Since symbols are integers, symbol sets are sets of integers. We represent a set of integers using a list of breaks – see the bisect_set module.

Then the internal representation of a grammar is quite simple, as it is just a list of productions, each of which is a list of symbol sets, each of which is a list of breaks (i.e. starting symbol numbers of included/excluded symbols). Production number 0 is always the start production, and it must end with EOF.

We keep symbol sets separated into terminals and non-terminals, so each symbol set is actually two lists, not one. This is convenient for computing lookahead sets and generating the automaton, since terminals must be treated differently, so it would be annoying to have to split the list into two at each step. Note that in this format the non-terminals are not offset by n_terminals, so the numbers in the non-terminals set are simply the indices into productions.

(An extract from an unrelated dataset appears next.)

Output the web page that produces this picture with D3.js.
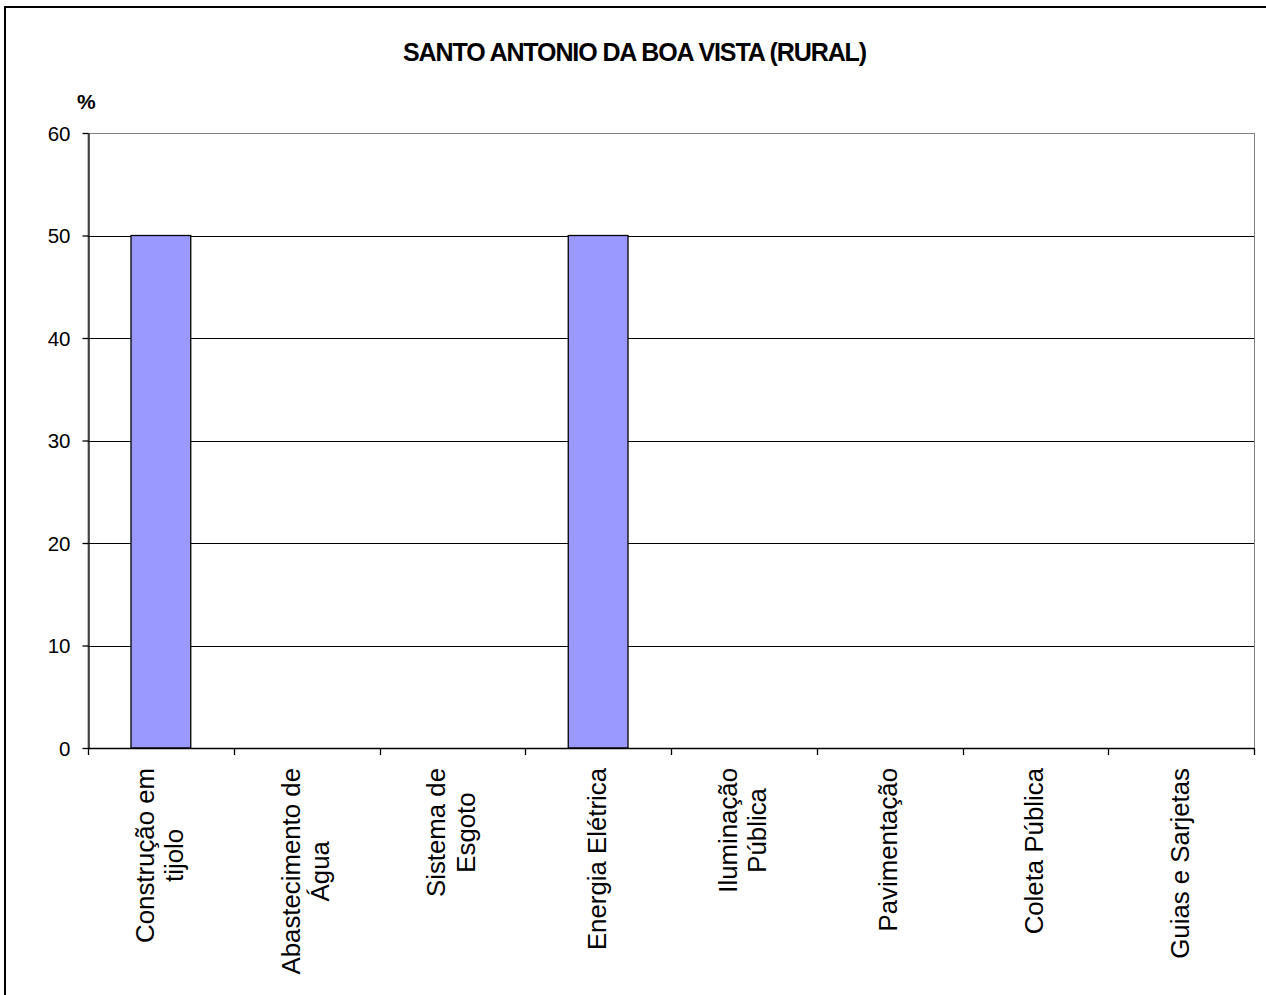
<!DOCTYPE html>
<html>
<head>
<meta charset="utf-8">
<script src="https://cdn.jsdelivr.net/npm/d3@7"></script>
<style>
  html, body { margin: 0; padding: 0; background: #fff; }
  svg { display: block; font-family: Arial, "Liberation Sans", sans-serif; }
</style>
</head>
<body>
<svg id="chart" width="1266" height="995"></svg>
<script>
const title = "SANTO ANTONIO DA BOA VISTA (RURAL)";
const yUnit = "%";
const categories = [
  ["Construção em", "tijolo"],
  ["Abastecimento de", "Água"],
  ["Sistema de", "Esgoto"],
  ["Energia Elétrica"],
  ["Iluminação", "Pública"],
  ["Pavimentação"],
  ["Coleta Pública"],
  ["Guias e Sarjetas"]
];
const values = [50, 0, 0, 50, 0, 0, 0, 0];
const yTicks = [0, 10, 20, 30, 40, 50, 60];

const svg = d3.select("#chart");
const plot = { left: 88, right: 1254, top: 133, bottom: 748 };

// outer chart border (only left & top visible in frame)
svg.append("rect")
  .attr("x", 5).attr("y", 7)
  .attr("width", 1300).attr("height", 1100)
  .attr("fill", "none").attr("stroke", "#000").attr("stroke-width", 2);

const keys = categories.map(d => d.join(" "));
const x = d3.scaleBand().domain(keys).range([plot.left, plot.right]).padding(0);
const y = d3.scaleLinear().domain([0, 60]).range([plot.bottom, plot.top]);

// plot area border (gray)
svg.append("rect")
  .attr("x", plot.left).attr("y", plot.top + 0.5)
  .attr("width", plot.right - plot.left + 0.5).attr("height", plot.bottom - plot.top)
  .attr("fill", "none").attr("stroke", "#808080").attr("stroke-width", 1);

// gridlines
svg.append("g").selectAll("line")
  .data(yTicks.filter(t => t > 0 && t < 60))
  .join("line")
  .attr("x1", plot.left).attr("x2", plot.right)
  .attr("y1", d => Math.round(y(d)) + 0.5).attr("y2", d => Math.round(y(d)) + 0.5)
  .attr("stroke", "#000").attr("stroke-width", 1);

// bars
const barW = x.bandwidth() * 0.41;
svg.append("g").selectAll("rect")
  .data(values.map((v, i) => ({ k: keys[i], v })).filter(d => d.v > 0))
  .join("rect")
  .attr("x", d => x(d.k) + (x.bandwidth() - barW) / 2)
  .attr("y", d => y(d.v))
  .attr("width", barW)
  .attr("height", d => y(0) - y(d.v))
  .attr("fill", "#9999FF")
  .attr("stroke", "#000").attr("stroke-width", 1.3);

// y axis
const yAxis = d3.axisLeft(y).tickValues(yTicks).tickSize(6).tickPadding(12).tickSizeOuter(0);
const gy = svg.append("g").attr("transform", `translate(${plot.left + 0.5},0)`).call(yAxis);
gy.select(".domain").attr("stroke", "#000").attr("stroke-width", 1.3);
gy.selectAll(".tick line").attr("stroke", "#000").attr("stroke-width", 1.3);
gy.selectAll(".tick text")
  .attr("font-family", "Arial, 'Liberation Sans', sans-serif")
  .attr("font-size", 20.5).attr("fill", "#000").attr("dy", "0.36em");

// x axis
const xAxisLine = svg.append("g");
xAxisLine.append("line")
  .attr("x1", plot.left).attr("x2", plot.right + 0.5)
  .attr("y1", plot.bottom + 0.5).attr("y2", plot.bottom + 0.5)
  .attr("stroke", "#000").attr("stroke-width", 1.3);
const bounds = keys.map(k => x(k)).concat([plot.right]);
xAxisLine.selectAll("line.tk").data(bounds).join("line").attr("class", "tk")
  .attr("x1", d => Math.round(d) + 0.5).attr("x2", d => Math.round(d) + 0.5)
  .attr("y1", plot.bottom).attr("y2", plot.bottom + 7)
  .attr("stroke", "#000").attr("stroke-width", 1.3);

// category labels (rotated, top aligned, lines centered)
const fs = 25.8, lh = 29.5;
categories.forEach((lines, i) => {
  const cx = x(keys[i]) + x.bandwidth() / 2;
  const g = svg.append("g").attr("transform", `translate(${cx},768) rotate(-90)`);
  const texts = lines.map((ln, j) => g.append("text")
    .attr("font-size", fs).attr("fill", "#000")
    .attr("text-anchor", "middle")
    .attr("y", (j - (lines.length - 1) / 2) * lh + 0.3 * fs)
    .text(ln));
  const maxLen = d3.max(texts, t => t.node().getComputedTextLength());
  texts.forEach(t => t.attr("x", -maxLen / 2));
});

// title
svg.append("text")
  .attr("x", 634.5).attr("y", 61)
  .attr("text-anchor", "middle")
  .attr("font-size", 25).attr("font-weight", "bold")
  .attr("letter-spacing", "-1.1px")
  .text(title);

// y unit
svg.append("text")
  .attr("x", 77).attr("y", 109)
  .attr("font-size", 21).attr("font-weight", "bold")
  .text(yUnit);
</script>
</body>
</html>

We allow the user to store a reference data item with each production, and we also keep a workspace for computing the production’s lookahead sets and whether the production can be empty. This is calculated by scanning the production in a forward direction, checking for each element of each symbol set the element’s lookahead set and can-be-empty status. We save the intermediate results of the scan, i.e. the lookahead set and nullability of each prefix of each production.

Additionally, in a separate data structure we keep a map from nonterminals to associativity and precedence, for resolving shift/reduce conflicts. For compatibility, the algorithm is deliberately identical to YACC. The map is kept in a similar way to the sets discussed earlier – see the bisect_set module for how we keep sets of integers. For maps from integers to arbitary objects we keep two lists: a list of breaks, and a list of objects. Then symbol symbol maps to objects[i] for the smallest i such that symbol < breaks[i], or if none of these holds, it maps to objects[len(breaks)].